Kenya is set to approve clinical trial for repurposed drugs under the World Health Organisation’s (WHO) Solidarity Study, joining the international effort to find a Covid-19 cure.
Ministry of Health Chief Administrative Secretary Rashid Aman said Tuesday the government was in the final stages of setting the rules for conducting the clinical trials for the drugs recommended by the WHO.
“These trials have not kicked off in Kenya because we have a procedure for approving clinical trials that we follow. That process is ongoing and will be approved very soon, after which we will go ahead to recruit patients who are in these facilities for this study,” said Dr Aman.
“Some countries have already moved forward and some level of data is out. The solidarity trials are meant to collect as much information as possible across the globe.”
Those selected for trials include the Remdesivir, previously tested as an Ebola, Middle East Respiratory Syndrome (MERs-CoV) and Severe Acute Respiratory Syndrome (SARS) treatment drug.
Others are Liponavir/Ritonavir used to treat HIV with beta-1a and Hydroxychloroquine used to treat and prevent malaria.

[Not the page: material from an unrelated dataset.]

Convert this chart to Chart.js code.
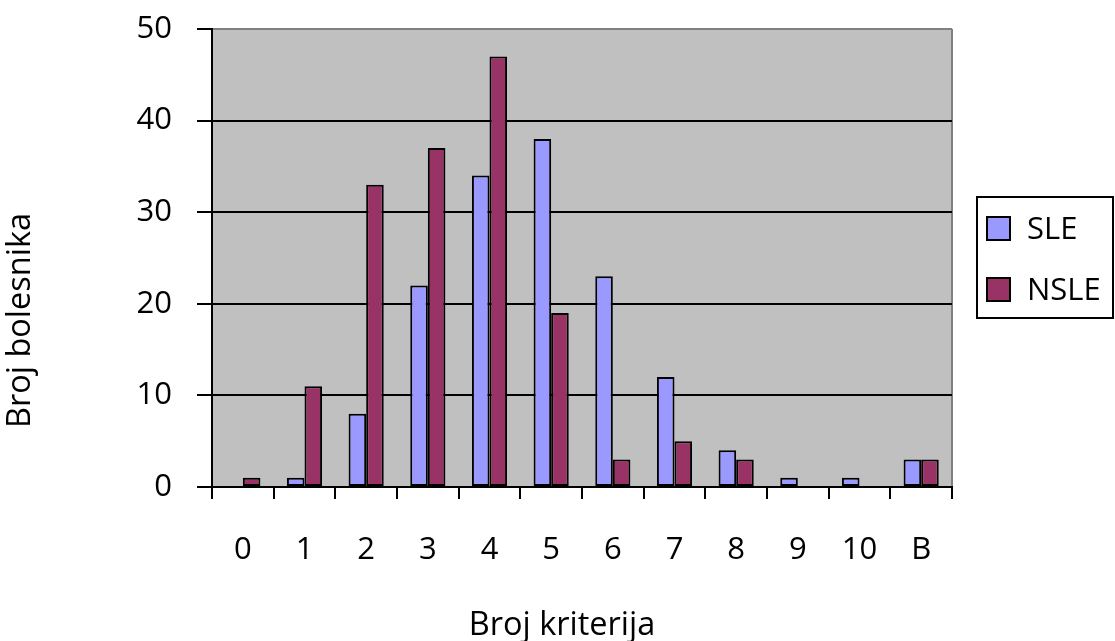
<!DOCTYPE html>
<html>
<head>
<meta charset="utf-8">
<script src="https://cdn.jsdelivr.net/npm/chart.js@4.4.1/dist/chart.umd.min.js"></script>
<style>
  html, body { margin: 0; padding: 0; background: #ffffff; }
  canvas { display: block; }
</style>
</head>
<body>
<canvas id="c" width="1115" height="641"></canvas>
<script>
const categories = ['0', '1', '2', '3', '4', '5', '6', '7', '8', '9', '10', 'B'];
const sleValues  = [0, 1, 8, 22, 34, 38, 23, 12, 4, 1, 1, 3];
const nsleValues = [1, 11, 33, 37, 47, 19, 3, 5, 3, 0, 0, 3];
const seriesNames = ['SLE', 'NSLE'];
const yTitle = 'Broj bolesnika';
const xTitle = 'Broj kriterija';

const FONT = "'Open Sans', 'DejaVu Sans', sans-serif";

const plotBackground = {
  id: 'plotBackground',
  beforeDraw(chart) {
    const {ctx, chartArea: a} = chart;
    ctx.save();
    ctx.fillStyle = '#C0C0C0';
    ctx.fillRect(a.left, a.top, a.right - a.left, a.bottom - a.top);
    ctx.strokeStyle = '#808080';
    ctx.lineWidth = 2;
    ctx.beginPath();
    ctx.moveTo(a.right, a.top);
    ctx.lineTo(a.right, a.bottom);
    ctx.stroke();
    ctx.restore();
  }
};

const xAxisTitle = {
  id: 'xAxisTitle',
  afterDraw(chart) {
    const {ctx} = chart;
    ctx.save();
    ctx.fillStyle = '#000';
    ctx.font = '32.5px ' + FONT;
    ctx.textAlign = 'center';
    ctx.textBaseline = 'middle';
    ctx.fillText(xTitle, 562, 626);
    ctx.restore();
  }
};

const boxLegend = {
  id: 'boxLegend',
  afterDraw(chart) {
    const {ctx} = chart;
    ctx.save();
    ctx.strokeStyle = '#000';
    ctx.lineWidth = 2;
    ctx.strokeRect(977, 197, 136, 121);
    const rows = [228, 289];
    chart.data.datasets.forEach((ds, i) => {
      const cy = rows[i];
      ctx.fillStyle = ds.backgroundColor;
      ctx.fillRect(987, cy - 11, 23, 23);
      ctx.strokeStyle = '#000';
      ctx.lineWidth = 2;
      ctx.strokeRect(987, cy - 11, 23, 23);
      ctx.fillStyle = '#000';
      ctx.font = '31px ' + FONT;
      ctx.textAlign = 'left';
      ctx.textBaseline = 'middle';
      ctx.fillText(ds.label, 1027, cy + 2);
    });
    ctx.restore();
  }
};

new Chart(document.getElementById('c'), {
  type: 'bar',
  data: {
    labels: categories,
    datasets: [
      { label: seriesNames[0], data: sleValues, backgroundColor: '#9999FF', borderColor: '#000000', borderWidth: 2, borderSkipped: false },
      { label: seriesNames[1], data: nsleValues, backgroundColor: '#993366', borderColor: '#000000', borderWidth: 2, borderSkipped: false }
    ]
  },
  options: {
    responsive: false,
    animation: false,
    devicePixelRatio: 1,
    layout: { padding: { top: 0, right: 163, bottom: 0, left: 0 } },
    datasets: { bar: { categoryPercentage: 0.57, barPercentage: 1.0 } },
    plugins: {
      legend: { display: false },
      tooltip: { enabled: false },
      title: {
        display: true,
        position: 'left',
        text: yTitle,
        color: '#000',
        font: { family: FONT, size: 32.5, weight: 'normal', lineHeight: 1.2 },
        padding: { top: 1.5, bottom: 0 }
      }
    },
    scales: {
      x: {
        offset: true,
        afterFit(scale) { scale.height = 154; },
        grid: { display: true, drawOnChartArea: false, drawTicks: true, tickLength: 12, color: '#000', lineWidth: 2, offset: true },
        border: { display: true, color: '#000', width: 2 },
        ticks: { color: '#000', font: { family: FONT, size: 31 }, padding: 33, maxRotation: 0, autoSkip: false },
        title: { display: false, text: xTitle }
      },
      y: {
        min: 0,
        max: 50,
        afterFit(scale) { scale.width = 212 - 40.5; scale.paddingTop = 29; scale.paddingBottom = 0; },
        ticks: { stepSize: 10, color: '#000', font: { family: FONT, size: 31 }, padding: 25 },
        grid: {
          color: (c) => (c.tick && c.tick.value === 50 ? '#808080' : '#000'),
          tickColor: '#000',
          lineWidth: 2,
          tickLength: 15,
          drawTicks: true
        },
        border: { display: true, color: '#000', width: 2 }
      }
    }
  },
  plugins: [plotBackground, xAxisTitle, boxLegend]
});
</script>
</body>
</html>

Hydroxychloroquine has since been withdrawn as a treatment drug for Covid-19 by the WHO.
Dr Aman disclosed the plan to start the clinical trials at a media briefing in Nairobi on Tuesday while confirming 62 new Covid-19 cases, bringing the national tally to 1,348.
Recoveries now stand at 405 after three more people were discharged from hospital.
Countries enrolled on the WHO study will be required to continuously administer specific drugs on certain groups of patients.
The final and comprehensive findings of the study will be published in March 2021.
On Monday, the WHO put a “temporary pause” on the use of Hydroxychloroquine to treat Covid-19 due to safety concerns.